### Written problem
Each record that follows should be repeated exactly, minus any images.

### Data listing
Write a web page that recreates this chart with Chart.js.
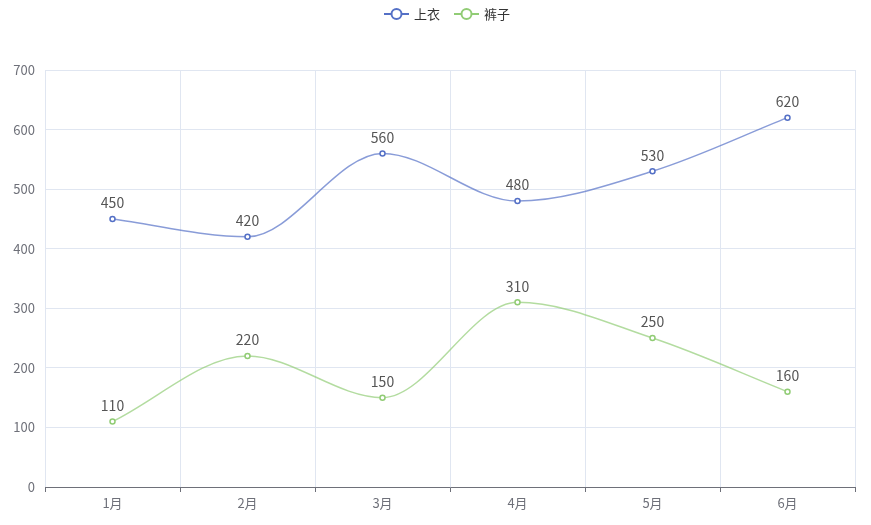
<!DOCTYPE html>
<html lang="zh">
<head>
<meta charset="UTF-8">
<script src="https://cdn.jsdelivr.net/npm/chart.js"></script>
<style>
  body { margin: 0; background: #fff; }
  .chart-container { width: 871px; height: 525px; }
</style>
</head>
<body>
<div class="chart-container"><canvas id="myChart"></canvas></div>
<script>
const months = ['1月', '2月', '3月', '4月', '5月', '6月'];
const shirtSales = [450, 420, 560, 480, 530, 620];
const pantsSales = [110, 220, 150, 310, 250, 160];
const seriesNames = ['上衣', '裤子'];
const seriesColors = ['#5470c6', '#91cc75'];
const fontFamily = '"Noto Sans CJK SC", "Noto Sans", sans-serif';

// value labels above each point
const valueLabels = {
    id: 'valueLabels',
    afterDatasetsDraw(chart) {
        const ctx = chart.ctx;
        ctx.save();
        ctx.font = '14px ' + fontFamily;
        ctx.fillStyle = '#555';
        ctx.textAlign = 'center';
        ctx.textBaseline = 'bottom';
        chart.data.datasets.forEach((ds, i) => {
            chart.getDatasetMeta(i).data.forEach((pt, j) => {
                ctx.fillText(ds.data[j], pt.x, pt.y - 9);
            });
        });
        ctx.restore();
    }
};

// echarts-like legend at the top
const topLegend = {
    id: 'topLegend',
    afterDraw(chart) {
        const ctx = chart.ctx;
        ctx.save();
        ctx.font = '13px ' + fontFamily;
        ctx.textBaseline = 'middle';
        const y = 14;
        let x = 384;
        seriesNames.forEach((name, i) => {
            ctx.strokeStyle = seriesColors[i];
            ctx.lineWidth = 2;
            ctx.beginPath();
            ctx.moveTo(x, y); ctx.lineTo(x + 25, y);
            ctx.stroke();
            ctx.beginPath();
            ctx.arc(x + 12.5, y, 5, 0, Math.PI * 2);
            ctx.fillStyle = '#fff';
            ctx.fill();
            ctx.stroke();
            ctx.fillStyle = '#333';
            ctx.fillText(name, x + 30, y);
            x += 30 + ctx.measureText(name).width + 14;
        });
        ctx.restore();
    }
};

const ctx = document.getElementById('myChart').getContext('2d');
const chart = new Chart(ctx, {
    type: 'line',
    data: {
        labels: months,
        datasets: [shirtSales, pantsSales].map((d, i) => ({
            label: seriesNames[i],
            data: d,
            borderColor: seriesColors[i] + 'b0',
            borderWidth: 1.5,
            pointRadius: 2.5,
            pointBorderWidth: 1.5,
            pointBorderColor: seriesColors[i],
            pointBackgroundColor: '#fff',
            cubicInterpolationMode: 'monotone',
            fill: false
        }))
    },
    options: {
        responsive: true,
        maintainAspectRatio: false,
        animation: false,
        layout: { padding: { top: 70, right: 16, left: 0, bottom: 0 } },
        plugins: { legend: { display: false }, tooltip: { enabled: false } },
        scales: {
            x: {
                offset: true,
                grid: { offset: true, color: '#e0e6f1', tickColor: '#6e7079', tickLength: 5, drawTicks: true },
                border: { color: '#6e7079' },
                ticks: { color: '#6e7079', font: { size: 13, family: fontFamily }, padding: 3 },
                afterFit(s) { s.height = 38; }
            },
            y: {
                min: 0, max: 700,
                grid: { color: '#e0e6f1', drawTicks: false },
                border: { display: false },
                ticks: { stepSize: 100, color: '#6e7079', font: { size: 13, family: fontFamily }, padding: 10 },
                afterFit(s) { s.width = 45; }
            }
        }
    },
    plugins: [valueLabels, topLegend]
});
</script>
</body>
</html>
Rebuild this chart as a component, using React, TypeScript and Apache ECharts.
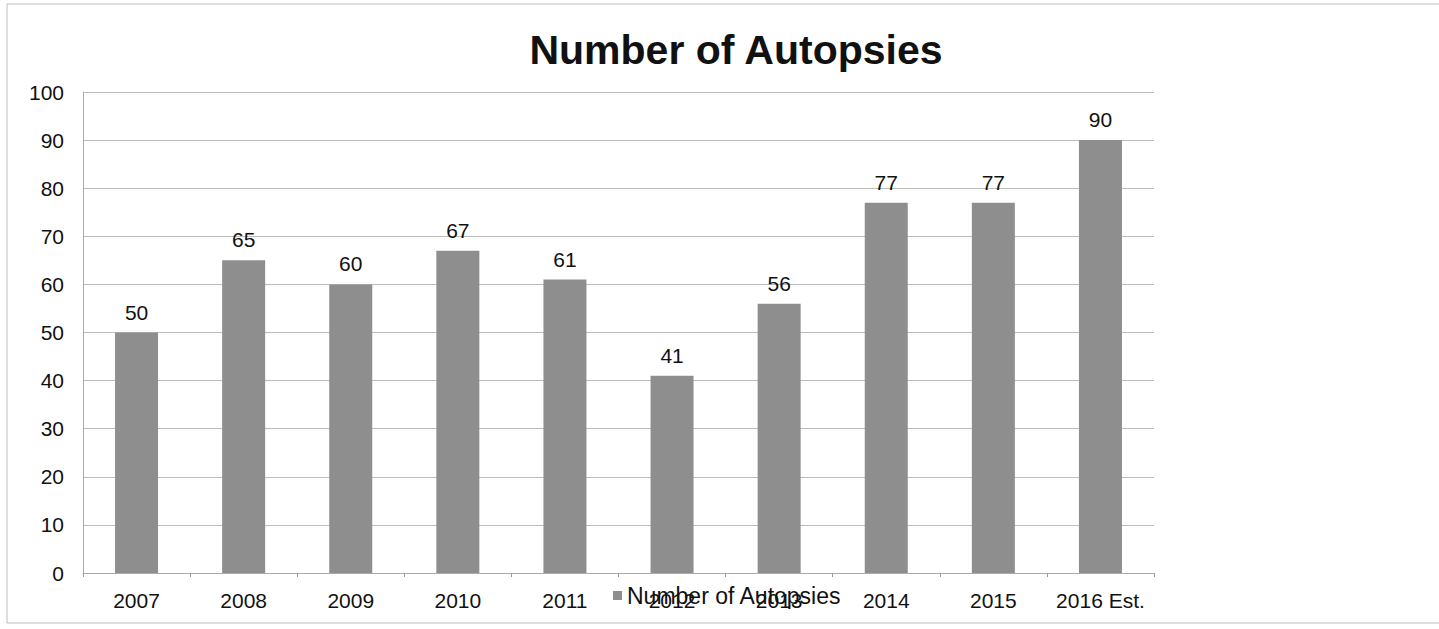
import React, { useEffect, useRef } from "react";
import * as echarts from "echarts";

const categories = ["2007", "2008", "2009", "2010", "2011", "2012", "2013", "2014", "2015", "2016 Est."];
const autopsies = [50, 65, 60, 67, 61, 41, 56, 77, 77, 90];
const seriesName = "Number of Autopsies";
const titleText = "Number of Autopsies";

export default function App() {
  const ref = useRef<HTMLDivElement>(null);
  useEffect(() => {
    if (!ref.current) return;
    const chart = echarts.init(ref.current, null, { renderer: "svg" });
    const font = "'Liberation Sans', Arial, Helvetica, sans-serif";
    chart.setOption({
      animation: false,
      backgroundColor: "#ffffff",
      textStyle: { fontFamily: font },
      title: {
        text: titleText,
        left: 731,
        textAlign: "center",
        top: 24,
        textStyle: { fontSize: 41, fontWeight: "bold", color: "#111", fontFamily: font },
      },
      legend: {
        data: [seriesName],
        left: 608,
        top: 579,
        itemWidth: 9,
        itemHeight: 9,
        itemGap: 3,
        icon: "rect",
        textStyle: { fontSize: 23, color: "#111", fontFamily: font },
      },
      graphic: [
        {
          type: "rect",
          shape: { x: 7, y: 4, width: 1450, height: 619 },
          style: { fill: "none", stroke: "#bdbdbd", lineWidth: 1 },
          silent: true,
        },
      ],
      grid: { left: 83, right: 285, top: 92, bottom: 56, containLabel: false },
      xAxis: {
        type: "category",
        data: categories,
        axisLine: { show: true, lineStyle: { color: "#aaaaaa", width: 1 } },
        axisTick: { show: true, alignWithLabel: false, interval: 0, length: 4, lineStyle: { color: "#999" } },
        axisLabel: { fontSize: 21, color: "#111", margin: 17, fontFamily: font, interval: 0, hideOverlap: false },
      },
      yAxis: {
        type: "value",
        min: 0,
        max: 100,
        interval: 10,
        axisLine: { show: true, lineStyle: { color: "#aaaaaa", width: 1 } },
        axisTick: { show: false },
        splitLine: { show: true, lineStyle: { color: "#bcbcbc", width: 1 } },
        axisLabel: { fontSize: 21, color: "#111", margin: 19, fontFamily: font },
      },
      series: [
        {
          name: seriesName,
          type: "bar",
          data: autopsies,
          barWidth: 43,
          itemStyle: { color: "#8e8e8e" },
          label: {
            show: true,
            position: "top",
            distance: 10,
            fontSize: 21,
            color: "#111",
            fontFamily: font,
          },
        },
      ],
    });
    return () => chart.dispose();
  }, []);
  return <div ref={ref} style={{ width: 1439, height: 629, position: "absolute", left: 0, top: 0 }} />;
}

### Written answer
Write a web page that recreates this chart with Chart.js.
<!DOCTYPE html>
<html lang="zh">
<head>
<meta charset="UTF-8">
<script src="https://cdn.jsdelivr.net/npm/chart.js"></script>
<style>
  body { margin: 0; background: #fff; }
  .chart-container { width: 871px; height: 525px; }
</style>
</head>
<body>
<div class="chart-container"><canvas id="myChart"></canvas></div>
<script>
const months = ['1月', '2月', '3月', '4月', '5月', '6月'];
const shirtSales = [450, 420, 560, 480, 530, 620];
const pantsSales = [110, 220, 150, 310, 250, 160];
const seriesNames = ['上衣', '裤子'];
const seriesColors = ['#5470c6', '#91cc75'];
const fontFamily = '"Noto Sans CJK SC", "Noto Sans", sans-serif';

// value labels above each point
const valueLabels = {
    id: 'valueLabels',
    afterDatasetsDraw(chart) {
        const ctx = chart.ctx;
        ctx.save();
        ctx.font = '14px ' + fontFamily;
        ctx.fillStyle = '#555';
        ctx.textAlign = 'center';
        ctx.textBaseline = 'bottom';
        chart.data.datasets.forEach((ds, i) => {
            chart.getDatasetMeta(i).data.forEach((pt, j) => {
                ctx.fillText(ds.data[j], pt.x, pt.y - 9);
            });
        });
        ctx.restore();
    }
};

// echarts-like legend at the top
const topLegend = {
    id: 'topLegend',
    afterDraw(chart) {
        const ctx = chart.ctx;
        ctx.save();
        ctx.font = '13px ' + fontFamily;
        ctx.textBaseline = 'middle';
        const y = 14;
        let x = 384;
        seriesNames.forEach((name, i) => {
            ctx.strokeStyle = seriesColors[i];
            ctx.lineWidth = 2;
            ctx.beginPath();
            ctx.moveTo(x, y); ctx.lineTo(x + 25, y);
            ctx.stroke();
            ctx.beginPath();
            ctx.arc(x + 12.5, y, 5, 0, Math.PI * 2);
            ctx.fillStyle = '#fff';
            ctx.fill();
            ctx.stroke();
            ctx.fillStyle = '#333';
            ctx.fillText(name, x + 30, y);
            x += 30 + ctx.measureText(name).width + 14;
        });
        ctx.restore();
    }
};

const ctx = document.getElementById('myChart').getContext('2d');
const chart = new Chart(ctx, {
    type: 'line',
    data: {
        labels: months,
        datasets: [shirtSales, pantsSales].map((d, i) => ({
            label: seriesNames[i],
            data: d,
            borderColor: seriesColors[i] + 'b0',
            borderWidth: 1.5,
            pointRadius: 2.5,
            pointBorderWidth: 1.5,
            pointBorderColor: seriesColors[i],
            pointBackgroundColor: '#fff',
            cubicInterpolationMode: 'monotone',
            fill: false
        }))
    },
    options: {
        responsive: true,
        maintainAspectRatio: false,
        animation: false,
        layout: { padding: { top: 70, right: 16, left: 0, bottom: 0 } },
        plugins: { legend: { display: false }, tooltip: { enabled: false } },
        scales: {
            x: {
                offset: true,
                grid: { offset: true, color: '#e0e6f1', tickColor: '#6e7079', tickLength: 5, drawTicks: true },
                border: { color: '#6e7079' },
                ticks: { color: '#6e7079', font: { size: 13, family: fontFamily }, padding: 3 },
                afterFit(s) { s.height = 38; }
            },
            y: {
                min: 0, max: 700,
                grid: { color: '#e0e6f1', drawTicks: false },
                border: { display: false },
                ticks: { stepSize: 100, color: '#6e7079', font: { size: 13, family: fontFamily }, padding: 10 },
                afterFit(s) { s.width = 45; }
            }
        }
    },
    plugins: [valueLabels, topLegend]
});
</script>
</body>
</html>
Rebuild this chart as a component, using React, TypeScript and Apache ECharts.
import React, { useEffect, useRef } from "react";
import * as echarts from "echarts";

const categories = ["2007", "2008", "2009", "2010", "2011", "2012", "2013", "2014", "2015", "2016 Est."];
const autopsies = [50, 65, 60, 67, 61, 41, 56, 77, 77, 90];
const seriesName = "Number of Autopsies";
const titleText = "Number of Autopsies";

export default function App() {
  const ref = useRef<HTMLDivElement>(null);
  useEffect(() => {
    if (!ref.current) return;
    const chart = echarts.init(ref.current, null, { renderer: "svg" });
    const font = "'Liberation Sans', Arial, Helvetica, sans-serif";
    chart.setOption({
      animation: false,
      backgroundColor: "#ffffff",
      textStyle: { fontFamily: font },
      title: {
        text: titleText,
        left: 731,
        textAlign: "center",
        top: 24,
        textStyle: { fontSize: 41, fontWeight: "bold", color: "#111", fontFamily: font },
      },
      legend: {
        data: [seriesName],
        left: 608,
        top: 579,
        itemWidth: 9,
        itemHeight: 9,
        itemGap: 3,
        icon: "rect",
        textStyle: { fontSize: 23, color: "#111", fontFamily: font },
      },
      graphic: [
        {
          type: "rect",
          shape: { x: 7, y: 4, width: 1450, height: 619 },
          style: { fill: "none", stroke: "#bdbdbd", lineWidth: 1 },
          silent: true,
        },
      ],
      grid: { left: 83, right: 285, top: 92, bottom: 56, containLabel: false },
      xAxis: {
        type: "category",
        data: categories,
        axisLine: { show: true, lineStyle: { color: "#aaaaaa", width: 1 } },
        axisTick: { show: true, alignWithLabel: false, interval: 0, length: 4, lineStyle: { color: "#999" } },
        axisLabel: { fontSize: 21, color: "#111", margin: 17, fontFamily: font, interval: 0, hideOverlap: false },
      },
      yAxis: {
        type: "value",
        min: 0,
        max: 100,
        interval: 10,
        axisLine: { show: true, lineStyle: { color: "#aaaaaa", width: 1 } },
        axisTick: { show: false },
        splitLine: { show: true, lineStyle: { color: "#bcbcbc", width: 1 } },
        axisLabel: { fontSize: 21, color: "#111", margin: 19, fontFamily: font },
      },
      series: [
        {
          name: seriesName,
          type: "bar",
          data: autopsies,
          barWidth: 43,
          itemStyle: { color: "#8e8e8e" },
          label: {
            show: true,
            position: "top",
            distance: 10,
            fontSize: 21,
            color: "#111",
            fontFamily: font,
          },
        },
      ],
    });
    return () => chart.dispose();
  }, []);
  return <div ref={ref} style={{ width: 1439, height: 629, position: "absolute", left: 0, top: 0 }} />;
}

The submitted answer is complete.